◆ **What needs to be done**
Check each line of the records for "React"; collect those that have it.

◆ **Material for this exercise**

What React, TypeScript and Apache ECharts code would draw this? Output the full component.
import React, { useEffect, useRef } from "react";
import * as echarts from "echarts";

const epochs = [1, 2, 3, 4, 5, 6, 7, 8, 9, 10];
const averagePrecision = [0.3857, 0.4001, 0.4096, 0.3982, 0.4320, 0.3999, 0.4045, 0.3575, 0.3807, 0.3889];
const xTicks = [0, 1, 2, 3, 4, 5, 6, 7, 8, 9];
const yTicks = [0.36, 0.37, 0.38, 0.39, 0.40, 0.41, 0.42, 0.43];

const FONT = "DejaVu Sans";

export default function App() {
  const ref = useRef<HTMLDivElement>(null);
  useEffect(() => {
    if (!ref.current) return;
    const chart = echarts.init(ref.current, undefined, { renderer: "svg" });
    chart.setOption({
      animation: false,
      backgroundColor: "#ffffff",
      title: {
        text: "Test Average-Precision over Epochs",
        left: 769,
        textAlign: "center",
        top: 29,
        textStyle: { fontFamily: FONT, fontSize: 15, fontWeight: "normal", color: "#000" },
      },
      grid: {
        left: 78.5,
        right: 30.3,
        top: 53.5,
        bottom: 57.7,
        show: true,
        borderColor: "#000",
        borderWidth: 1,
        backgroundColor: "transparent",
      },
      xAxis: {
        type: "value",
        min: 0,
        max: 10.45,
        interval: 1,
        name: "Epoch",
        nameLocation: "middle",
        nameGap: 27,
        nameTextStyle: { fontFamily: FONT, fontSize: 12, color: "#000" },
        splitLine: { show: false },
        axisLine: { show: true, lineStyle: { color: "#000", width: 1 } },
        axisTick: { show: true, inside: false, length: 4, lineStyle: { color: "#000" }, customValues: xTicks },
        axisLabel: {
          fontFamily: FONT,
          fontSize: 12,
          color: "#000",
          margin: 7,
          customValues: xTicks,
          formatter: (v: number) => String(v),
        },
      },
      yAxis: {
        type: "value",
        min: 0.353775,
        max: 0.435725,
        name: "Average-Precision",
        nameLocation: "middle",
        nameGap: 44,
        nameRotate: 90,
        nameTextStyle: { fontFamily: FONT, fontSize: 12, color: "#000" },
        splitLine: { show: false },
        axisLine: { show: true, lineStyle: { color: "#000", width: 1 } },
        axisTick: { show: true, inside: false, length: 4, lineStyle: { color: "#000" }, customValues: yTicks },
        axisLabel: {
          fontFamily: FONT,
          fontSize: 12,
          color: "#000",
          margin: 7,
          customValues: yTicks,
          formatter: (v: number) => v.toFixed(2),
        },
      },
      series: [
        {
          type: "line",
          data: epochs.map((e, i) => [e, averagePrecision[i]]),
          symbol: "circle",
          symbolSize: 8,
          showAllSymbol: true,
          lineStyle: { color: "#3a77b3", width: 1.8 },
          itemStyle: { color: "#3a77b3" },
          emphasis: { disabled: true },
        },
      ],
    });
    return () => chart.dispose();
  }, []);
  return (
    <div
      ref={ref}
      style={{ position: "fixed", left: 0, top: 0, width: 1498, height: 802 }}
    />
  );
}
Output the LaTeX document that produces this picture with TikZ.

◆ **Task response**
What React, TypeScript and Apache ECharts code would draw this? Output the full component.
import React, { useEffect, useRef } from "react";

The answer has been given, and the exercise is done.